═══ Data for the task
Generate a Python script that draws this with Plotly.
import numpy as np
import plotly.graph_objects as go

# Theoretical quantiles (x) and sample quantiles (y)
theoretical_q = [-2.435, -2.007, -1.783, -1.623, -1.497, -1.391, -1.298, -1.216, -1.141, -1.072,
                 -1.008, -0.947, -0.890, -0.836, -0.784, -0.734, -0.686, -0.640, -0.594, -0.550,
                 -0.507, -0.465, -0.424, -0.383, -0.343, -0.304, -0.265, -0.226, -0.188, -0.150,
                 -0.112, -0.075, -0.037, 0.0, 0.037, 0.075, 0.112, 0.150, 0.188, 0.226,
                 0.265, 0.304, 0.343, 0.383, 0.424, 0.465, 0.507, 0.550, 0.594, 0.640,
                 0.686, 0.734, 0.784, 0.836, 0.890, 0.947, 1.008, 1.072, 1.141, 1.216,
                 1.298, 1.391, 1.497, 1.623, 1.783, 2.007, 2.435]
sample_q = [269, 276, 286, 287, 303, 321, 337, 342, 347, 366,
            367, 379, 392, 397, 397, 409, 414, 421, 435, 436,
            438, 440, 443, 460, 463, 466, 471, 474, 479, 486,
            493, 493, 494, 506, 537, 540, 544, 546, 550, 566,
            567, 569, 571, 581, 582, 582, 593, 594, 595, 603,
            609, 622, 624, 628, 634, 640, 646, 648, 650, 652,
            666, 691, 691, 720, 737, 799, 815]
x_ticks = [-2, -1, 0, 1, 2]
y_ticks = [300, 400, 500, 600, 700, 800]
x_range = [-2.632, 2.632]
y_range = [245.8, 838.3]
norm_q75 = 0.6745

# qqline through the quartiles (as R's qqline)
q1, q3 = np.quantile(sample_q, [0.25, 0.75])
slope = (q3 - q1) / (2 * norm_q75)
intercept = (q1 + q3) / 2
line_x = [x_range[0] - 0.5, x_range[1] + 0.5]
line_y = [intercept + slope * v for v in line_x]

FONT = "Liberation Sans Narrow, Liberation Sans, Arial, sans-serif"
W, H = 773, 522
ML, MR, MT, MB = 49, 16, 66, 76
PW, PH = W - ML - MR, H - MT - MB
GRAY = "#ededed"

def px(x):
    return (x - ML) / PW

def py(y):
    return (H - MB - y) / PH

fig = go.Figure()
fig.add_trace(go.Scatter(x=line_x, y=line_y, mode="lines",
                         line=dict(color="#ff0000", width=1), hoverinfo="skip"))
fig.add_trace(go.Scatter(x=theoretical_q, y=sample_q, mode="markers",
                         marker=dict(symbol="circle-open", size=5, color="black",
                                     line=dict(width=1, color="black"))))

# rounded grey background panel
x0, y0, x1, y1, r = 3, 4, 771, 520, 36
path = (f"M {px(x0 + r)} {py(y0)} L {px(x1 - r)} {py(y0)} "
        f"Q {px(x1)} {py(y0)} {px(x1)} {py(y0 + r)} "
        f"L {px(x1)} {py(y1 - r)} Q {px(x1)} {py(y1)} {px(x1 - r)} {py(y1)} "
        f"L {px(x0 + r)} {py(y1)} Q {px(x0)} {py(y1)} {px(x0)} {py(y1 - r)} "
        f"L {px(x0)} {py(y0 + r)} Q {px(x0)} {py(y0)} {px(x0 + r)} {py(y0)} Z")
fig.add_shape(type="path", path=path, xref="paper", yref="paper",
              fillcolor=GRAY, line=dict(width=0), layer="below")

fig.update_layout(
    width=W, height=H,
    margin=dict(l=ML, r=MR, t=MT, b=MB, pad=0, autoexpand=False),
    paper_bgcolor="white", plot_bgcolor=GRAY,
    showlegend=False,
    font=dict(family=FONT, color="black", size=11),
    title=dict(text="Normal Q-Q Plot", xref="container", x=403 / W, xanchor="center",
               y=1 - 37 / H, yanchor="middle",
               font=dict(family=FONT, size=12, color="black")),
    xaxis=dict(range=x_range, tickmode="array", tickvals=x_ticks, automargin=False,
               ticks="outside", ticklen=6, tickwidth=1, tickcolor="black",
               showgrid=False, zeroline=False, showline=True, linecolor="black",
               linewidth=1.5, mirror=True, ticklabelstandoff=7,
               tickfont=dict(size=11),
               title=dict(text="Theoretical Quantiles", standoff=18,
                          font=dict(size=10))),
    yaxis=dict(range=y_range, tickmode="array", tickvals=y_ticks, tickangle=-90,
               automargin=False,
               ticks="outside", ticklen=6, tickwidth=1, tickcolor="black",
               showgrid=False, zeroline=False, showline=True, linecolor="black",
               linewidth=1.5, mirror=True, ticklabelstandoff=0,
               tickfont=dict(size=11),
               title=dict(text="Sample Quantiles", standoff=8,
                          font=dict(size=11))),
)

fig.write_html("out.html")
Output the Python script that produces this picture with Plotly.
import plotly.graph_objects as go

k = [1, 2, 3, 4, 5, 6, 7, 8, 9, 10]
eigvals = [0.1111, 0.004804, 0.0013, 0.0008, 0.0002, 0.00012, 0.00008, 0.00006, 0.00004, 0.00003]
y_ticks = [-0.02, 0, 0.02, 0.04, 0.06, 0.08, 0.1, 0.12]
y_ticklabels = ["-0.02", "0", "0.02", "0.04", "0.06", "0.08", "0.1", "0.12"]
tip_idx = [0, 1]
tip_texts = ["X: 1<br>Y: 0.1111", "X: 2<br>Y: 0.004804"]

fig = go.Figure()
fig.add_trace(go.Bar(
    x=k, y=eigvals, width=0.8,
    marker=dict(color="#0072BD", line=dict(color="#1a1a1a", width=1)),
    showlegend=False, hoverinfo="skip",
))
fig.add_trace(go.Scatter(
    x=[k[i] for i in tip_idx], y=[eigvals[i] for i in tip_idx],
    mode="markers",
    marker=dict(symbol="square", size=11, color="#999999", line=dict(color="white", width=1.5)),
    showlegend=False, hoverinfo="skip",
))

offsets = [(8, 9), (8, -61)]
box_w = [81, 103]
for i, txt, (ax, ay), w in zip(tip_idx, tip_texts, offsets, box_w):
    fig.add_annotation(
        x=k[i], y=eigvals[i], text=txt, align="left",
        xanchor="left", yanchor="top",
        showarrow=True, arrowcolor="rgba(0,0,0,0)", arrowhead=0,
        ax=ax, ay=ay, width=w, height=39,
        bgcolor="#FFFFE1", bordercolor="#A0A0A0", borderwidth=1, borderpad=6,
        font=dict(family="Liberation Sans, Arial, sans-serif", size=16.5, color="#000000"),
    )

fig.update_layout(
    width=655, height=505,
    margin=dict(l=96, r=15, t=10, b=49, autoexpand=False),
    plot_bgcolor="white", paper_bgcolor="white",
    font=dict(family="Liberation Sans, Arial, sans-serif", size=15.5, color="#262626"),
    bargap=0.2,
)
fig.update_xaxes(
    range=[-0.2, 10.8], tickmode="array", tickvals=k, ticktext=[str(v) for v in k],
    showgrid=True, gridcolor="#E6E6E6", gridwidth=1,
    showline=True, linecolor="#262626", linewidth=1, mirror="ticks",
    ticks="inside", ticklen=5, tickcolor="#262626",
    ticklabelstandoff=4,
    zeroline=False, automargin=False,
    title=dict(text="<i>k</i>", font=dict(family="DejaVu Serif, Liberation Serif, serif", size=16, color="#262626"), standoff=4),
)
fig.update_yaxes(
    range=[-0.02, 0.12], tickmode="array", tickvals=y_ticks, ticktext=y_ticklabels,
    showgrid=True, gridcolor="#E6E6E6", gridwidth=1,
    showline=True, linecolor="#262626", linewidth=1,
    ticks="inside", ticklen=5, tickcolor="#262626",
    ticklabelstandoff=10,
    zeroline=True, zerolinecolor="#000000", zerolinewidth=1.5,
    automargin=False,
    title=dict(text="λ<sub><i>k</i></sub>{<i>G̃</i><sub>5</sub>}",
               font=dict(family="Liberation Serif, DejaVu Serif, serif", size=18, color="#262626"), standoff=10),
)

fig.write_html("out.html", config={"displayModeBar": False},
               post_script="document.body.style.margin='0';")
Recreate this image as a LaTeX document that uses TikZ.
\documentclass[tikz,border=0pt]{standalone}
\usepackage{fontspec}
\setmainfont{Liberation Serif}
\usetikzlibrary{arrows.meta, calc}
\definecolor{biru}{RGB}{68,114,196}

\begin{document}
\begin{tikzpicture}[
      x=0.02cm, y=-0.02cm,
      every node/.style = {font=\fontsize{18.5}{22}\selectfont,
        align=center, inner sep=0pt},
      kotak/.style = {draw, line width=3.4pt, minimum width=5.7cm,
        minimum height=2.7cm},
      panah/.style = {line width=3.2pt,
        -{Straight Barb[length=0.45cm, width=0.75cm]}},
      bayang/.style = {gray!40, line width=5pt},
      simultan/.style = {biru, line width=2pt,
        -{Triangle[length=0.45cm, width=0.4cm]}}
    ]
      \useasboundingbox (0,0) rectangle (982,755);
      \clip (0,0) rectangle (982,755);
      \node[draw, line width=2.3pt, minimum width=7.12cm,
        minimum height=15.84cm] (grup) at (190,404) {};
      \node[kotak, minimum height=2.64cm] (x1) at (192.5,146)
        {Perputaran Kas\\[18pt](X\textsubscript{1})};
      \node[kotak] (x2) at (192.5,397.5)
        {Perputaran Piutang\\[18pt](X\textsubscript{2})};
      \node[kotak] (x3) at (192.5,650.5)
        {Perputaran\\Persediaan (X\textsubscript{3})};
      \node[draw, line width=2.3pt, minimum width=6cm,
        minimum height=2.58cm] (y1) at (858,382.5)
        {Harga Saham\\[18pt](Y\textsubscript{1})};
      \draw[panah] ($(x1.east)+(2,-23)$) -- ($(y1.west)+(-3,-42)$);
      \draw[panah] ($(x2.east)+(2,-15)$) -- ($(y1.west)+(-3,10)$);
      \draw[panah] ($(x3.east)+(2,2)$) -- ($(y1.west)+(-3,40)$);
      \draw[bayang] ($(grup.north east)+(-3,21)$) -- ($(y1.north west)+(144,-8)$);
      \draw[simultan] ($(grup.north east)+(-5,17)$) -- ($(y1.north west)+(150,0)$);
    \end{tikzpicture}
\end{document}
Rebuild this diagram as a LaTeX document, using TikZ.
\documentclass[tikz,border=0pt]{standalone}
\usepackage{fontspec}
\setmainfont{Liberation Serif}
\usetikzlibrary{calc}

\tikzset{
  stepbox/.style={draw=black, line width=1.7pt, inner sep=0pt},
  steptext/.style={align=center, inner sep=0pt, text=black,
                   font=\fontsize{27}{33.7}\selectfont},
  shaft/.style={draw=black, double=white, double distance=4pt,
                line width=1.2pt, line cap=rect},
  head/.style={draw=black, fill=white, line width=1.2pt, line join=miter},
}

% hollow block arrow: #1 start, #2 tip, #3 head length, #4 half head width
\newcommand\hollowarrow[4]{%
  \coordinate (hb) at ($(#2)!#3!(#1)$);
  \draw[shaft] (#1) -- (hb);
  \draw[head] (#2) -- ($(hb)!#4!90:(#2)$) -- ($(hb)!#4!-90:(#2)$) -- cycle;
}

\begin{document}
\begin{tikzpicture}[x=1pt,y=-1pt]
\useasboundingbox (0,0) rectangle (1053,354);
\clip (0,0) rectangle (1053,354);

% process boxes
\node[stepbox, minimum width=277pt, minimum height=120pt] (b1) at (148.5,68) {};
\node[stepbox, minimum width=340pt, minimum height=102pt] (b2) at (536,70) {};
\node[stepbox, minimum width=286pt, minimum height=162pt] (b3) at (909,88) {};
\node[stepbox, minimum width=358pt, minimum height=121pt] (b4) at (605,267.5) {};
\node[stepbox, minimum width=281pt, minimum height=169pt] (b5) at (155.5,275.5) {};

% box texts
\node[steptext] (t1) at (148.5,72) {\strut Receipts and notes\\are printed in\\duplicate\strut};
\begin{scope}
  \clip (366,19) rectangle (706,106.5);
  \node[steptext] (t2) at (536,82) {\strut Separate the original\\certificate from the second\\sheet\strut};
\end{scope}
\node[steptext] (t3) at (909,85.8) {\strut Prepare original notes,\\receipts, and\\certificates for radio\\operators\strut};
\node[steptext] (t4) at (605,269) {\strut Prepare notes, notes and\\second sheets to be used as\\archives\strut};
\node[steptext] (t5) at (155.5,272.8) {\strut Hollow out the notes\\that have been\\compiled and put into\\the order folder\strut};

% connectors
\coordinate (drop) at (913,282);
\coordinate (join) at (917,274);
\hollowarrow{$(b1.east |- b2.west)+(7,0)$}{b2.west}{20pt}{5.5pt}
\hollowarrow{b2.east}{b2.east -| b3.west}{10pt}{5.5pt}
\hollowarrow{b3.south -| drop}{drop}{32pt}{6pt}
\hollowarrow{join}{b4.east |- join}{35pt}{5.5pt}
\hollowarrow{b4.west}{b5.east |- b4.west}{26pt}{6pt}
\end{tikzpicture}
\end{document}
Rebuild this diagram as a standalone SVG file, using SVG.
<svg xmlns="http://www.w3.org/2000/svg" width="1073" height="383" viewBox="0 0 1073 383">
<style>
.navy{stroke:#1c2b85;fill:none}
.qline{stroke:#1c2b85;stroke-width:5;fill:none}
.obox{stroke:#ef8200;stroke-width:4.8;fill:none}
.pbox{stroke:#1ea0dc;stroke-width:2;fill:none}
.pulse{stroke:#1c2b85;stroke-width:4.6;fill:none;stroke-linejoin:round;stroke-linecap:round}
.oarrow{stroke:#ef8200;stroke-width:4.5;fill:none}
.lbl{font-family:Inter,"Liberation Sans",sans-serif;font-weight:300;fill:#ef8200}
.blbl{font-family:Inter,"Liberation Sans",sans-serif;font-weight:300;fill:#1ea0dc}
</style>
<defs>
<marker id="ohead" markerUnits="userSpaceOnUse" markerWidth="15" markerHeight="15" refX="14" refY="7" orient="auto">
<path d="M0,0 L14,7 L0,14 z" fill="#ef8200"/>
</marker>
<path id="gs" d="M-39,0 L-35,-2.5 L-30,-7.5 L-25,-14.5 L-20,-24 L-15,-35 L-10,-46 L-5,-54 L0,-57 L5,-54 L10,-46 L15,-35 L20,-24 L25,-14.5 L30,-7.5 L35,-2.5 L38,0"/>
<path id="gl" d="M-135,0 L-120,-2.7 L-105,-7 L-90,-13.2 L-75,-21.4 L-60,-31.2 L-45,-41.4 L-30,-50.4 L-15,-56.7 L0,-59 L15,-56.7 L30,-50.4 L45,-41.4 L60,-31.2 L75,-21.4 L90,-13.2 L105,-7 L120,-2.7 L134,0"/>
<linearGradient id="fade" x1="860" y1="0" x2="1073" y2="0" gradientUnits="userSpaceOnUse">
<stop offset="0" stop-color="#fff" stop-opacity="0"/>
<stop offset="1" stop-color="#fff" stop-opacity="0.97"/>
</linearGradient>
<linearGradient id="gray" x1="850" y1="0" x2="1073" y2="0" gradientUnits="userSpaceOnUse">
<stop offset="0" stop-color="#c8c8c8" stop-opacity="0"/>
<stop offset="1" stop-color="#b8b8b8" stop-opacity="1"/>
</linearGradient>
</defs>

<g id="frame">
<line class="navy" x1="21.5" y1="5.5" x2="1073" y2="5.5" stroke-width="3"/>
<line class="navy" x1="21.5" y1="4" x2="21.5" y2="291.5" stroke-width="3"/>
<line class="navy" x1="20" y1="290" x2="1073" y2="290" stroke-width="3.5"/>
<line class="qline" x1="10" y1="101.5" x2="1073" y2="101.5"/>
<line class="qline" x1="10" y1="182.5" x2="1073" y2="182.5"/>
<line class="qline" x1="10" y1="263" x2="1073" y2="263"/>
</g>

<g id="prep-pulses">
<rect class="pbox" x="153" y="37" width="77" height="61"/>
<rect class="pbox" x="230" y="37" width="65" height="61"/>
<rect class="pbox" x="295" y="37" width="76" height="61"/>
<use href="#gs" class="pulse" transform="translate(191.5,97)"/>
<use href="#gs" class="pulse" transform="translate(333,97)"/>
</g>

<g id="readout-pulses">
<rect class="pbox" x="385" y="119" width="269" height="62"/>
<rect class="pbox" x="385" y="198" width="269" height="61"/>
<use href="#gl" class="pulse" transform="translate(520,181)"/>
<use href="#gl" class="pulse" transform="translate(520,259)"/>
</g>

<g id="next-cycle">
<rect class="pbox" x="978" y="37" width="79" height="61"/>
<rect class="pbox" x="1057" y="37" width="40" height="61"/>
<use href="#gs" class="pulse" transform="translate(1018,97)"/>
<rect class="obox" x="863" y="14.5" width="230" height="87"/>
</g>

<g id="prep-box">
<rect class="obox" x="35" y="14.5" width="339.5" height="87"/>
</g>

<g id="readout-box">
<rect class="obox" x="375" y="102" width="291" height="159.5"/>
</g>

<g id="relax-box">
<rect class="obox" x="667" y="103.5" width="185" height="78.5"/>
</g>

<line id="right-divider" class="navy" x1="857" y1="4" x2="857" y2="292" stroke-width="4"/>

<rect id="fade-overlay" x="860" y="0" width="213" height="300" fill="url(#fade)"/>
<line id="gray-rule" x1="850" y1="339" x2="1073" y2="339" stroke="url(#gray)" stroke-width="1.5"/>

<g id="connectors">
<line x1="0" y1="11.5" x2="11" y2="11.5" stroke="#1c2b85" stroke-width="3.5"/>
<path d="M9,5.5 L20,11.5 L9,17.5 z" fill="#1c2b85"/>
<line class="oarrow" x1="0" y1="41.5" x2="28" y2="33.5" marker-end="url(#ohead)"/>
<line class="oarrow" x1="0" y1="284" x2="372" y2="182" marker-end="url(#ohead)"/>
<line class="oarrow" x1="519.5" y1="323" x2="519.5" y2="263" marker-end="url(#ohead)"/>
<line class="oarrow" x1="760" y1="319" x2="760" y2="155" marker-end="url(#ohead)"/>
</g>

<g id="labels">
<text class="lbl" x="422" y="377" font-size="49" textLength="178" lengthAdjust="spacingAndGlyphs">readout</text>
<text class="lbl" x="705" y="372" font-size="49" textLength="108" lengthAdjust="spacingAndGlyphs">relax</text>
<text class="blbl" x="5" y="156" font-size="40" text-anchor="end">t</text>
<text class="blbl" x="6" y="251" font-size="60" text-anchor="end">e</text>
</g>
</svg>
══════
The task. Only the count is wanted: report how many lines of the material above hold the word "that".

Written answer. 4